Recensione • Unica data italiana per il violinista americano, l’altra sera al Teatro Ponchielli per l’inaugurazione della stagione concertistica
di Laura Mazzagufo
LA stagione concertistica del Ponchielli non smentisce il suo appetito per i grandi nomi del concertismo internazionale. Quest’anno, in attesa di battezzare il nuovo Museo del Violino (l’apertura è prevista per marzo 2013), predilige i fuoriclasse dello strumento che di Cremona ha fatto la storia: Viktoria Mullova, Pavel Berman, l’ormai habitué Sergej Krylov. Ma per il concerto inaugurale punta su una vera e propria “superstar” del violino: l’americano Joshua Bell, accompagnato al pianoforte da Sam Haywood.
Era il 1981 quando, quattordicenne, Bell catturava i riflettori della scena internazionale debuttando con Riccardo Muti e la Philadelphia Orchestra: da allora quelle luci lo seguono ovunque, in tournée nei vari continenti e nelle metropolitane di Washington, durante le numerosissime incisioni discografiche e quando gira documentari per la BBC. Ed eccolo, giovedì sera, calcare il palco del teatro cremonese, con quel suo fare fanciullesco, la camminata quasi saltellante, un sorriso smagliante e l’aria di chi conosce bene il suo mestiere.
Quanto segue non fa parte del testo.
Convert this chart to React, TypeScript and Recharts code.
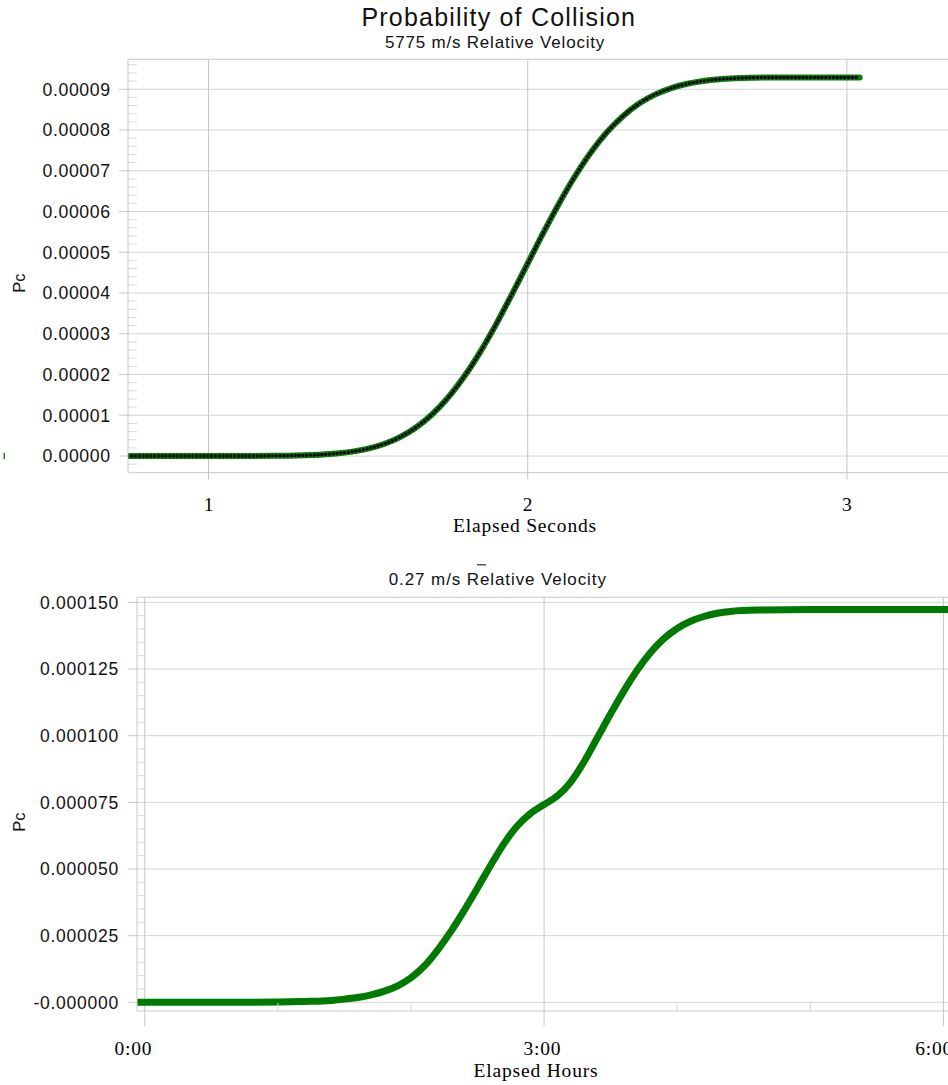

Joshua Bell imbraccia il suo «Strad» (lo Stradivari “Huberman”, 1713) e si fionda nel vortice di note, nel virtuosismo da capogiro, nella trama di preziosismi del suo ciclonico programma. L’inizio schubertiano (Rondò brillante in Si minore op. 70 D.895) dice già gran parte di quanto la serata promette: esecuzione tecnicamente impeccabile, pulizia quasi maniacale, sicurezza ai limiti dell’impertinenza, leggerezza adamantina, il tutto incorniciato da un classicheggiante gusto per l’equilibrio.

Convincente l’intesa con Sam Haywood, frutto di una già collaudata esperienza di lavoro in coppia: il pianista sa calibrare i volumi e modulare il fraseggio restando coerente alle scelte espressive di Bell; e se generalmente resta all’ombra del solista lo fa con intelligenza, facendo sentire la propria presenza nei momenti di dialogo e dando risalto al ricamo virtuosistico del violino in quelli di accompagnamento. L’impressione resta la stessa con la Sonata in Mi bemolle op. 18 di Strauss: un’opera giovanile decisamente classica nella forma ed esuberante nell’invenzione melodica. Bell è capace di suonare i capolavori tecnicamente più intricati con scrupolosissimo controllo e insieme la freschezza di un ragazzino imprudente. È impensabile interrogarsi su note giuste, corretta intonazione, dinamiche coerenti: l’ascolto è catturato dalla bellezza del suono, dalla potenza fascinosa della musica. Come nelle ultime battute del secondo movimento, pagina di squisita finezza, in cui la voce del violino si dissolve nel registro acuto in un pianissimo impalpabile che sembra scritto per valorizzare l’agilità di Bell nelle zone estreme della tastiera.
Se i Tre preludi di Gershwin (nella trascrizione per violino e pianoforte di Jascha Heifetz) che seguono l’intervallo hanno il carisma dell’assolo di una rock star, la Sonata n.2 in Re maggiore di Prokof’ev aggiunge poco a questa serata scintillante: l’altrove efficacissima intesa con Haywood perde un po’ del suo smalto e alcuni momenti soffrono di una certa opacità. Un peccato, perché qui ci aspettavamo invece qualcosa di più delle mirabolanti acrobazie di un raffinato funambolo. È, infine, il momento del bis, irrinunciabile per uno showman come Bell. Ne concede due: la Zingaresque di Pablo de Sarasate (quasi d’obbligo!) e un mieloso arrangiamento per violino e pianoforte del Notturno in Do diesis minore (o. op. KK IVa/16) di Chopin. Applausi sempre più calorosi. E come se tanto non fosse bastato a far sciogliere il pubblico in ovazioni, gran sorrisi e frenetici battimani, Bell si scusa di non parlare l’italiano: «lui invece sì – dice sollevando il prezioso strumento da 4 milioni di dollari – ed è molto felice di essere a casa». Ancora una volta tocca le corde giuste: il teatro cremonese è definitivamente conquistato. Ma, Don Giovanni dei grandi teatri, Mr. Bell ha già un piede sull’aereo per San Pietroburgo.